Copy each line of the entries beneath that contains the word "this".

>> BEGIN Available records

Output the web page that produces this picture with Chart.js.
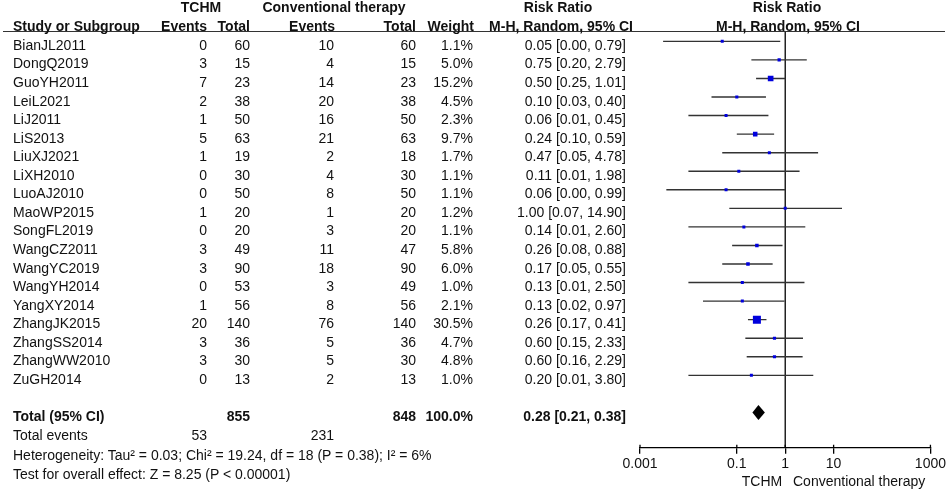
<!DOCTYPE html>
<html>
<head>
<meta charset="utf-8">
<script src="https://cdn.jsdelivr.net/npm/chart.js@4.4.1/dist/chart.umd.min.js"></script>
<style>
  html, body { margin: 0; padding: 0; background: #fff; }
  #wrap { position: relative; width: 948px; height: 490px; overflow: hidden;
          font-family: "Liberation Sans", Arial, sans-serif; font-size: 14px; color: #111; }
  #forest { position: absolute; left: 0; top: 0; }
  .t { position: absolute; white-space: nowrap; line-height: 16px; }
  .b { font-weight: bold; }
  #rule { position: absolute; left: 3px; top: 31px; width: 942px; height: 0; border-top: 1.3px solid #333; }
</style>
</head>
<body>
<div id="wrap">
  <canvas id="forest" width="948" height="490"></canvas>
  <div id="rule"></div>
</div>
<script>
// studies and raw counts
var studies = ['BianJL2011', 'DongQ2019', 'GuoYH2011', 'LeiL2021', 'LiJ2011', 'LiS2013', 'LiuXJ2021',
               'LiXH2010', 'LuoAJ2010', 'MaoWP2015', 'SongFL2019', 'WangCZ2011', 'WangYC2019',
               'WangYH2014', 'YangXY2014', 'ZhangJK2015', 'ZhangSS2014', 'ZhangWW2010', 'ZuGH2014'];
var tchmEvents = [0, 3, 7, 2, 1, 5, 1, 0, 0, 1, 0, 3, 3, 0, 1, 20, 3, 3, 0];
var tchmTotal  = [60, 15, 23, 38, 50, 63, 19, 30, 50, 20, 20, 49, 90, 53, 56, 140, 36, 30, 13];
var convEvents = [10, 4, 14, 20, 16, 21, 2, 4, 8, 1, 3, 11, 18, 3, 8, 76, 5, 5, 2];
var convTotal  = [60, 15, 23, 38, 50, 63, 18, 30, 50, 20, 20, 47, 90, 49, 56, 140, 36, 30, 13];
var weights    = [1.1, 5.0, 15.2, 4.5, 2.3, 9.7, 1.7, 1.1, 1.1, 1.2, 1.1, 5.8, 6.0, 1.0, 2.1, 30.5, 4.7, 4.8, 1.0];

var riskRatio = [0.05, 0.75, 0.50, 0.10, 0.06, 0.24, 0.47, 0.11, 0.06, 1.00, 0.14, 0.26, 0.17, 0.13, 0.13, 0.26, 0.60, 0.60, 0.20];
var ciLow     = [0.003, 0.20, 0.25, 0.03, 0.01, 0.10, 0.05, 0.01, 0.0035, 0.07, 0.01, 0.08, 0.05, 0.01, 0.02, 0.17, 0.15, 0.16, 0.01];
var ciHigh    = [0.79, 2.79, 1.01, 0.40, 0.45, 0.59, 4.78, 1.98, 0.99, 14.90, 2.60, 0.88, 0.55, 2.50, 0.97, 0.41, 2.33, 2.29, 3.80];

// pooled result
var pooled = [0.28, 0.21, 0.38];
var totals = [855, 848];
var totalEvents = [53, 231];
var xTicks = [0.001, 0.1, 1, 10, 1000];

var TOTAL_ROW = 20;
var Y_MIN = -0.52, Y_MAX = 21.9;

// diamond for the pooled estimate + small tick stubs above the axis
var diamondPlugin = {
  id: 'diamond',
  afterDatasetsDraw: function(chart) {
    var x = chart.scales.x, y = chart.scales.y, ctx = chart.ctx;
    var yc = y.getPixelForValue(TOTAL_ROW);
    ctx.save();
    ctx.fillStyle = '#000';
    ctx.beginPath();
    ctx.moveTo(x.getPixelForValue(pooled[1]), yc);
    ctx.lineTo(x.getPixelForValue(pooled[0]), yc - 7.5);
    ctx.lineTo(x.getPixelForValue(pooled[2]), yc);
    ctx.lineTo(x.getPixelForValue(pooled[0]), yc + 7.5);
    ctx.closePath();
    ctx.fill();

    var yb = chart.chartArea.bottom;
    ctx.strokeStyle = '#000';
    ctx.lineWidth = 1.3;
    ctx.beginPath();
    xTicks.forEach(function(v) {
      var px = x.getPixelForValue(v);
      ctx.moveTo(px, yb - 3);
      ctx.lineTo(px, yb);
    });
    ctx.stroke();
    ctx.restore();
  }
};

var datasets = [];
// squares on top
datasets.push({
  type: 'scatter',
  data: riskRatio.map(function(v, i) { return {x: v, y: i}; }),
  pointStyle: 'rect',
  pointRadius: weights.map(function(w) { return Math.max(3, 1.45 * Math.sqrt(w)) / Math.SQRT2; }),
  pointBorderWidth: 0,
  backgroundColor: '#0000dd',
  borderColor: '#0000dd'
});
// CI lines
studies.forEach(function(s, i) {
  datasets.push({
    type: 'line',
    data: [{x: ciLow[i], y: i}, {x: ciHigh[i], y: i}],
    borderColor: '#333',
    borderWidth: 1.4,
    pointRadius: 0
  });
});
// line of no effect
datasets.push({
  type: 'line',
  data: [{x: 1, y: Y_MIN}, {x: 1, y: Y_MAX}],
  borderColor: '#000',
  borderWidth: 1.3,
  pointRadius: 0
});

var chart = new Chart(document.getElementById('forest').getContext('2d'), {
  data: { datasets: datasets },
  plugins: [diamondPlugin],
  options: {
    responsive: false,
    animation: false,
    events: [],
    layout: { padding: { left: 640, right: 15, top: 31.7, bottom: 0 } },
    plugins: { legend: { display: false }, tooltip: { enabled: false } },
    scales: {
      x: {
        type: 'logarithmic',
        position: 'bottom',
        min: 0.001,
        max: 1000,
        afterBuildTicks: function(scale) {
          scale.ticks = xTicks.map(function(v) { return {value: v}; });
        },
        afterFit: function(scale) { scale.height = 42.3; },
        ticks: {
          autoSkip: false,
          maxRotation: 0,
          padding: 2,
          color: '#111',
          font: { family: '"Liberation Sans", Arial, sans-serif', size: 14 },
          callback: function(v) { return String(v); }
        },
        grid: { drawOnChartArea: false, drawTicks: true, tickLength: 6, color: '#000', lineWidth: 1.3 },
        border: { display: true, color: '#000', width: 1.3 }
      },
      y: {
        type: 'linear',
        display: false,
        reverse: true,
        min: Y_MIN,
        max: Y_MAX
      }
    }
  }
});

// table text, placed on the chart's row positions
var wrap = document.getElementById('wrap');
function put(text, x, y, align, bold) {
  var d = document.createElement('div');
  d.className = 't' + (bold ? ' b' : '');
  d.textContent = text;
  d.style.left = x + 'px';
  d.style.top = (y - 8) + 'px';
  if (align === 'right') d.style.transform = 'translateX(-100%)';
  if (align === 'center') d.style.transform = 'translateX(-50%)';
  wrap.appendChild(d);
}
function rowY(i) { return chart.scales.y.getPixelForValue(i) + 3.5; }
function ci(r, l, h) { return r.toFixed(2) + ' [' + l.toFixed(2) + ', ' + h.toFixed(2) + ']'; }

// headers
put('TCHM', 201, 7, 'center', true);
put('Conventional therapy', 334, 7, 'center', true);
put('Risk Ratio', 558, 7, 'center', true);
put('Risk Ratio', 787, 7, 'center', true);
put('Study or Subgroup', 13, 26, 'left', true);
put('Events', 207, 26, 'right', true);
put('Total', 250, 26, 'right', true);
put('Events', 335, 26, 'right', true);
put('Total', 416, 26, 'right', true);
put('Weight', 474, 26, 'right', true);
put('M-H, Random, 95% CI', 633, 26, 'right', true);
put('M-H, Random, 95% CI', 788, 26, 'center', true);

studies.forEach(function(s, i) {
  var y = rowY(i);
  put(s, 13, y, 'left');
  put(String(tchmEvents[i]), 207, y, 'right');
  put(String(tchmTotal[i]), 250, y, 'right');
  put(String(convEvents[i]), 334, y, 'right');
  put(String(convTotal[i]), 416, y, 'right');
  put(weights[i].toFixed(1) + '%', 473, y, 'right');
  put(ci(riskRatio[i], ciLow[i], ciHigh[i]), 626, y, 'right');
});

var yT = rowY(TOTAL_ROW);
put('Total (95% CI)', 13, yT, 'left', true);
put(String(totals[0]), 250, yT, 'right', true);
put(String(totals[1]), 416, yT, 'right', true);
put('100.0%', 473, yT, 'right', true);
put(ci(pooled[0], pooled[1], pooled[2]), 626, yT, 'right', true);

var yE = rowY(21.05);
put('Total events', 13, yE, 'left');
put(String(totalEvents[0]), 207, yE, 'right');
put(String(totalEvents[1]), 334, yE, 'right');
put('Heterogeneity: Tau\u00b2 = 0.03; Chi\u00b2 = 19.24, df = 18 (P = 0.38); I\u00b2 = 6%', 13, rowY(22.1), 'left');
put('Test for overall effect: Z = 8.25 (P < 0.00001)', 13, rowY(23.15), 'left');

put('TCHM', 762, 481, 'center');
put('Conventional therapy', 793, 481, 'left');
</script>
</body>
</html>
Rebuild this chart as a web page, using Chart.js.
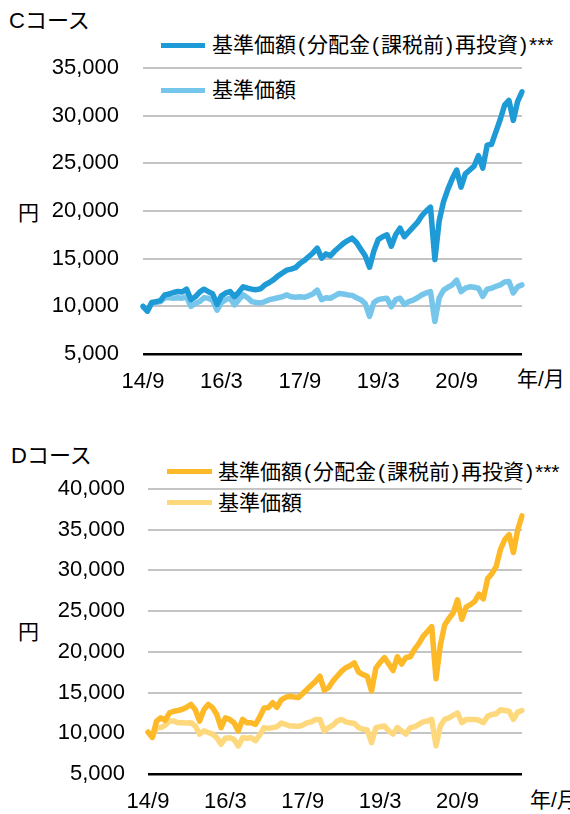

>> END Available records

__Full response__
Output the web page that produces this picture with Chart.js.
Rebuild this chart as a web page, using Chart.js.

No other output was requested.